Trump asked Saudis for money for Syria.
President Donald Trump asked the Saudi king for $4 billion in December to help rebuild and stabilize parts of Syria under the control of the U.S. and its allies.
In a December phone call with Saudi Arabia’s King Salman, President Donald Trump had an idea he thought could hasten a U.S. exit from Syria: Ask the king for $4 billion. By the end of the call, according to U.S. officials, the president believed he had a deal.
The White House wants money from the kingdom and other nations to help rebuild and stabilize the parts of Syria that the U.S. military and its local allies have liberated from the Islamic State. The postwar goal is to prevent Syrian President Bashar Assad and his Russian and Iranian partners from claiming the areas, or the Islamic State from regrouping, while U.S. forces finish mopping up the militants.
The Saudis, whose crown prince arrives in Washington on Monday for extensive meetings with the administration, are part of the anti-Islamic State coalition but have largely withdrawn from the fight in Syria in recent years.
They are questioning the eyepopping sum even as U.S. officials at one point were drawing up line items totaling $4 billion.
For Trump — who has long railed against insufficient burden-sharing by allies under the U.S. security umbrella — getting others to foot the bill for expensive postwar efforts is important.
A $4 billion Saudi contribution would go a long way toward U.S. goals in Syria that the Saudis say they share, particularly that of limiting Assad’s power and rolling back Iran’s influence. By comparison, the United States last month announced a $200 million donation to the stabilization effort.
At the same time, Trump is eager to get the United States out of a war in which he has already claimed that victory over the Islamic State is near. Boasting of the Islamic State’s defeat in a speech Tuesday to U.S. troops in California, he said, “We knocked the hell out of them.”

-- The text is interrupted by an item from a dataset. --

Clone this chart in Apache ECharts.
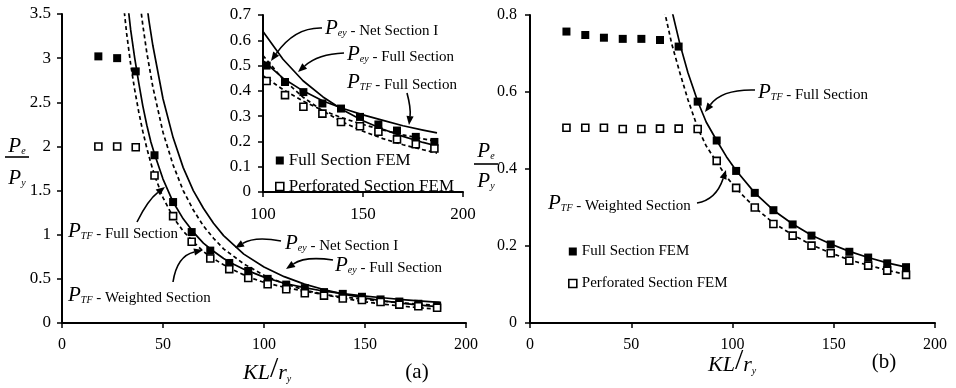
<!DOCTYPE html>
<html>
<head>
<meta charset="utf-8">
<script src="https://cdn.jsdelivr.net/npm/echarts@6/dist/echarts.min.js"></script>
<style>
  html, body { margin: 0; padding: 0; background: #fff; }
  #chart { width: 956px; height: 388px; }
</style>
</head>
<body>
<div id="chart"></div>
<script>
// KL/ry of the FEM models
const slenderness = [18, 27.3, 36.5, 45.8, 55, 64.2, 73.4, 82.8, 92.2, 101.8, 111, 120.2, 129.7, 139, 148.5, 157.7, 167, 176.4, 185.7];

// (a) Pe/Py from FEM
const fullFemA = [3.02, 3.00, 2.85, 1.90, 1.37, 1.03, 0.82, 0.68, 0.59, 0.50, 0.435, 0.395, 0.35, 0.33, 0.297, 0.267, 0.243, 0.218, 0.198];
const perfFemA = [2.00, 2.00, 1.99, 1.67, 1.21, 0.92, 0.73, 0.61, 0.51, 0.439, 0.383, 0.337, 0.31, 0.277, 0.26, 0.238, 0.208, 0.189, 0.172];

// (a) elastic buckling curves
const tfFullAX = [32.5, 34, 36, 38, 40, 42, 44, 46, 50, 55, 60, 65, 70, 74, 80, 85, 90, 95, 100, 110, 120, 130, 140, 150, 160, 170, 180, 187];
const tfFullAY = [3.62, 3.32, 3.0, 2.72, 2.46, 2.24, 2.05, 1.9, 1.63, 1.37, 1.18, 1.03, 0.905, 0.83, 0.73, 0.665, 0.61, 0.565, 0.52, 0.45, 0.40, 0.36, 0.33, 0.305, 0.283, 0.262, 0.245, 0.234];
const tfWeightAX = [30.5, 32, 34, 36, 38, 40, 42, 44, 46, 50, 55, 60, 65, 70, 74, 80, 85, 90, 95, 100, 110, 120, 130, 140, 150, 160, 170, 180, 187];
const tfWeightAY = [3.6, 3.28, 2.93, 2.64, 2.39, 2.17, 1.98, 1.81, 1.66, 1.42, 1.2, 1.04, 0.92, 0.81, 0.74, 0.66, 0.6, 0.545, 0.5, 0.46, 0.405, 0.36, 0.322, 0.292, 0.267, 0.245, 0.226, 0.21, 0.2];
const eyNetAX = [38, 40, 42, 45, 50, 55, 60, 65, 70, 75, 80, 90, 100, 110, 120, 130, 140, 150, 160, 170, 180, 187];
const eyNetAY = [3.74, 3.375, 3.06, 2.67, 2.16, 1.79, 1.5, 1.28, 1.10, 0.96, 0.84, 0.67, 0.54, 0.446, 0.375, 0.32, 0.276, 0.24, 0.211, 0.187, 0.167, 0.154];
const eyFullAX = [41, 43, 45, 50, 55, 60, 65, 70, 75, 80, 90, 100, 110, 120, 130, 140, 150, 160, 170, 180, 187];
const eyFullAY = [3.78, 3.43, 3.14, 2.54, 2.10, 1.76, 1.50, 1.30, 1.13, 0.99, 0.78, 0.635, 0.525, 0.44, 0.376, 0.324, 0.282, 0.248, 0.22, 0.196, 0.182];

// (b) Pe/Py from FEM
const fullFemB = [0.757, 0.748, 0.741, 0.738, 0.738, 0.735, 0.718, 0.575, 0.474, 0.395, 0.338, 0.293, 0.256, 0.227, 0.204, 0.185, 0.17, 0.155, 0.145];
const perfFemB = [0.507, 0.507, 0.507, 0.504, 0.504, 0.505, 0.505, 0.504, 0.421, 0.351, 0.30, 0.257, 0.227, 0.201, 0.181, 0.162, 0.149, 0.136, 0.125];

// (b) torsional-flexural curves
const tfFullBX = [68, 70, 74, 78, 82.8, 87, 92.2, 97, 101.8, 111, 120.2, 129.7, 139, 148.5, 157.7, 167, 176.4, 185.7];
const tfFullBY = [0.86, 0.813, 0.725, 0.65, 0.576, 0.522, 0.474, 0.432, 0.396, 0.338, 0.293, 0.257, 0.228, 0.205, 0.186, 0.17, 0.156, 0.145];
const tfWeightBX = [65.5, 66.2, 70, 74, 78, 82.8, 87, 92.2, 97, 101.8, 111, 120.2, 129.7, 139, 148.5, 157.7, 167, 176.4, 185.7];
const tfWeightBY = [0.83, 0.815, 0.725, 0.65, 0.58, 0.507, 0.46, 0.418, 0.38, 0.349, 0.30, 0.26, 0.229, 0.203, 0.182, 0.164, 0.15, 0.137, 0.126];

// axis ticks
const xTicksMain = { min: 0, max: 200, interval: 50 };
const xTicksInset = { min: 100, max: 200, interval: 50 };
const yTicksA = { min: 0, max: 3.5, interval: 0.5 };
const yTicksInset = { min: 0, max: 0.7, interval: 0.1 };
const yTicksB = { min: 0, max: 0.8, interval: 0.2 };

const FULL = 'Full Section FEM';
const PERF = 'Perforated Section FEM';

const serif = "'Liberation Serif', 'DejaVu Serif', serif";
const zip = (xs, ys) => xs.map((x, i) => [x, ys[i]]);

function xAxis(grid, t, fs, margin) {
  return {
    type: 'value', gridIndex: grid, min: t.min, max: t.max, interval: t.interval,
    axisLine: { show: true, onZero: false, lineStyle: { color: '#000', width: 2 } },
    axisTick: { show: true, length: 5, lineStyle: { color: '#000', width: 1.5 } },
    splitLine: { show: false },
    axisLabel: { color: '#000', fontFamily: serif, fontSize: fs, margin: margin }
  };
}
function yAxis(grid, t, fs, margin) {
  return {
    type: 'value', gridIndex: grid, min: t.min, max: t.max, interval: t.interval,
    axisLine: { show: true, lineStyle: { color: '#000', width: 2 } },
    axisTick: { show: true, length: 5, lineStyle: { color: '#000', width: 1.5 } },
    splitLine: { show: false },
    axisLabel: { color: '#000', fontFamily: serif, fontSize: fs, margin: margin }
  };
}

function curve(idx, data, dashed, name) {
  return {
    type: 'line', name: name, xAxisIndex: idx, yAxisIndex: idx, data: data,
    showSymbol: false, smooth: false, clip: true, silent: true,
    lineStyle: { color: '#000', width: 1.7, type: dashed ? [4, 3] : 'solid', join: 'round' },
    z: 2
  };
}
function fem(idx, ys, filled) {
  return {
    type: 'scatter', name: filled ? FULL : PERF, xAxisIndex: idx, yAxisIndex: idx,
    data: zip(slenderness, ys), symbol: 'rect',
    symbolSize: filled ? 8 : 7,
    itemStyle: filled
      ? { color: '#000', opacity: 1 }
      : { color: '#fff', borderColor: '#000', borderWidth: 1.6, opacity: 1 },
    z: 5
  };
}

// curve label such as "P_TF - Full Section"
function pLabel(x, y, sub, rest, fs) {
  fs = fs || 15;
  return {
    type: 'text', x: x, y: y, z: 10,
    style: {
      text: '{p|P}{s|' + sub + '}{t|' + rest + '}',
      align: 'left', verticalAlign: 'middle',
      rich: {
        p: { fontFamily: serif, fontStyle: 'italic', fontSize: 21, fill: '#000', verticalAlign: 'bottom' },
        s: { fontFamily: serif, fontStyle: 'italic', fontSize: 10, fill: '#000', lineHeight: 4, verticalAlign: 'bottom' },
        t: { fontFamily: serif, fontSize: fs, fill: '#000', verticalAlign: 'bottom' }
      }
    }
  };
}

function arrow(x1, y1, cx, cy, x2, y2) {
  const dx = x2 - cx, dy = y2 - cy, len = Math.hypot(dx, dy);
  const ux = dx / len, uy = dy / len;
  const bx = x2 - ux * 9, by = y2 - uy * 9;
  return [
    { type: 'bezierCurve', z: 10, shape: { x1: x1, y1: y1, cpx1: cx, cpy1: cy, x2: bx, y2: by },
      style: { stroke: '#000', lineWidth: 1.6, fill: null } },
    { type: 'polygon', z: 10, shape: { points: [[x2, y2], [bx - uy * 3.6, by + ux * 3.6], [bx + uy * 3.6, by - ux * 3.6]] },
      style: { fill: '#000' } }
  ];
}

function ratioTitle(cx, yTop, yLine, yBot, w) {
  const rich = {
    p: { fontFamily: serif, fontStyle: 'italic', fontSize: 21, fill: '#000', verticalAlign: 'bottom' },
    s: { fontFamily: serif, fontStyle: 'italic', fontSize: 10, fill: '#000', lineHeight: 4, verticalAlign: 'bottom' }
  };
  return [
    { type: 'text', x: cx, y: yTop, style: { text: '{p|P}{s|e}', align: 'center', verticalAlign: 'middle', rich: rich } },
    { type: 'line', shape: { x1: cx - w / 2, y1: yLine, x2: cx + w / 2, y2: yLine }, style: { stroke: '#000', lineWidth: 1.6 } },
    { type: 'text', x: cx, y: yBot, style: { text: '{p|P}{s|y}', align: 'center', verticalAlign: 'middle', rich: rich } }
  ];
}

function slenderTitle(x, y) {
  return {
    type: 'text', x: x, y: y,
    style: {
      text: '{a|KL}{b|/}{c|r}{d|y}', align: 'left', verticalAlign: 'middle',
      rich: {
        a: { fontFamily: serif, fontStyle: 'italic', fontSize: 22, fill: '#000', verticalAlign: 'bottom' },
        b: { fontFamily: serif, fontSize: 30, fill: '#000', verticalAlign: 'bottom', lineHeight: 30 },
        c: { fontFamily: serif, fontStyle: 'italic', fontSize: 22, fill: '#000', verticalAlign: 'bottom' },
        d: { fontFamily: serif, fontStyle: 'italic', fontSize: 10, fill: '#000', lineHeight: 4, verticalAlign: 'bottom' }
      }
    }
  };
}

const graphics = [].concat(
  // panel (a)
  pLabel(68, 231, 'TF', ' - Full Section'),
  pLabel(68, 295, 'TF', ' - Weighted Section'),
  pLabel(285, 243, 'ey', ' - Net Section I'),
  pLabel(335, 265, 'ey', ' - Full Section'),
  arrow(137, 222, 148, 200, 165, 187),
  arrow(173, 282, 177, 256, 203, 250),
  arrow(281, 241, 255, 236, 235, 248),
  arrow(333, 260, 305, 256, 286, 269),
  // inset
  pLabel(325, 28, 'ey', ' - Net Section I'),
  pLabel(347, 54, 'ey', ' - Full Section'),
  pLabel(347, 82, 'TF', ' - Full Section'),
  arrow(322, 28, 295, 27, 271, 61),
  arrow(344, 53, 318, 54, 298, 72),
  arrow(407, 93, 411, 108, 409, 125),
  // panel (b)
  pLabel(758, 92, 'TF', ' - Full Section'),
  pLabel(548, 203, 'TF', ' - Weighted Section'),
  arrow(755, 90, 722, 89, 705, 112),
  arrow(697, 203, 716, 200, 726, 170),
  // axis titles
  ratioTitle(17, 146, 157, 178, 24),
  ratioTitle(486, 151, 164, 181, 24),
  slenderTitle(243, 369),
  slenderTitle(708, 361),
  { type: 'text', x: 417, y: 372, style: { text: '(a)', align: 'center', verticalAlign: 'middle', fontFamily: serif, fontSize: 21, fill: '#000' } },
  { type: 'text', x: 884, y: 362, style: { text: '(b)', align: 'center', verticalAlign: 'middle', fontFamily: serif, fontSize: 21, fill: '#000' } }
);

const legendBase = {
  orient: 'vertical', selectedMode: false, itemWidth: 8, itemHeight: 8,
  data: [
    { name: FULL, icon: 'rect', itemStyle: { color: '#000', borderWidth: 0, opacity: 1 } },
    { name: PERF, icon: 'rect', itemStyle: { color: '#fff', borderColor: '#000', borderWidth: 1.6, opacity: 1 } }
  ]
};

const chart = echarts.init(document.getElementById('chart'), null, { renderer: 'canvas' });
chart.setOption({
  backgroundColor: '#fff',
  animation: false,
  grid: [
    { left: 62, top: 14, width: 404, height: 309 },
    { left: 263, top: 15, width: 200, height: 177 },
    { left: 530, top: 15, width: 405, height: 308 }
  ],
  xAxis: [xAxis(0, xTicksMain, 16, 14), xAxis(1, xTicksInset, 17, 14), xAxis(2, xTicksMain, 16, 14)],
  yAxis: [yAxis(0, yTicksA, 17, 11), yAxis(1, yTicksInset, 17, 12), yAxis(2, yTicksB, 16, 13)],
  legend: [
    Object.assign({}, legendBase, { left: 270, top: 147, itemGap: 9, textStyle: { fontFamily: serif, fontSize: 17, color: '#000' } }),
    Object.assign({}, legendBase, { left: 563, top: 239, itemGap: 17, textStyle: { fontFamily: serif, fontSize: 15, color: '#000' } })
  ],
  series: [
    curve(0, zip(tfFullAX, tfFullAY), false, 'tfFullA'),
    curve(0, zip(tfWeightAX, tfWeightAY), true, 'tfWeightA'),
    curve(0, zip(eyNetAX, eyNetAY), true, 'eyNetA'),
    curve(0, zip(eyFullAX, eyFullAY), false, 'eyFullA'),
    fem(0, fullFemA, true),
    fem(0, perfFemA, false),
    curve(1, zip(tfFullAX, tfFullAY), false, 'tfFullInset'),
    curve(1, zip(tfWeightAX, tfWeightAY), true, 'tfWeightInset'),
    curve(1, zip(eyNetAX, eyNetAY), true, 'eyNetInset'),
    curve(1, zip(eyFullAX, eyFullAY), false, 'eyFullInset'),
    fem(1, fullFemA, true),
    fem(1, perfFemA, false),
    curve(2, zip(tfFullBX, tfFullBY), false, 'tfFullB'),
    curve(2, zip(tfWeightBX, tfWeightBY), true, 'tfWeightB'),
    fem(2, fullFemB, true),
    fem(2, perfFemB, false)
  ],
  graphic: graphics
});
</script>
</body>
</html>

“We won’t let up until ISIS is completely destroyed,” Trump said, using an acronym for the militants. “ISIS never thought this would happen. They never got hit like this.”
Pentagon policy dating back to the Obama administration has limited U.S. involvement in the civil war in Syria almost exclusively to fighting the Islamic State through proxy forces backed by American troops.
The fight has been successful. But despite the rollback of Islamic State territory, the increasing likelihood of an Assad victory in the civil war has left many U.S. policymakers and lawmakers aghast and the U.S. mission in Syria jumbled and confused.
Gen. Joseph Votel, head of U.S. Central Command, which oversees the Middle East, was asked in congressional testimony Tuesday whether Assad, with Iranian and Russian help, had already won.
“I do not think that is too strong of a statement,” Votel replied. “I think they have provided him with the wherewithal to be ascendant at this point.”
The question is an important one, since the second phase of current U.S. strategy in Syria, after defeating the Islamic State, is to promote a political settlement of the war that ultimately includes the exit of both Assad and Iran.
U.S. commanders have said their military mission in Syria remains limited to defeating the Islamic State. But some administration officials have begun characterizing the U.S. presence more broadly, suggesting that it must serve as a bulwark against Iran, ensure stability in liberated territory and bolster American aims in any future political settlement.
Sen. Lindsey Graham, R-S.C., who has been aligned with morehawkish members of the administration on Middle East policy, pressed Votel on the idea of expanding the mission beyond the Islamic State. He underscored the negative long-term impact that a win for Iran, Russia and Assad would have on U.S. allies such as Israel and Jordan.
“And it is not your mission in Syria to deal with the IranianAssad-Russia problem?” Graham asked Votel. “That’s not in your ‘things to do,’ right?”
“That’s correct, senator,” Votel replied.
Votel declined to say whether he believed the U.S. military should be pursuing that broader objective. Asked whether it was still U.S. policy that Assad must leave power, Votel said: “I don’t know that that’s our particular policy at this particular point. Our focus remains on the defeat of ISIS.”
Other officials have spoken of additional U.S. goals. Syrian stability cannot be achieved “with Assad in place,” Nikki Haley, the U.S. ambassador to the United Nations, said last fall, and “Iran is not going to be in charge.”
Administration officials have convinced Trump that the U.S. military cannot remove its troops from northern Syria in part because of Iran.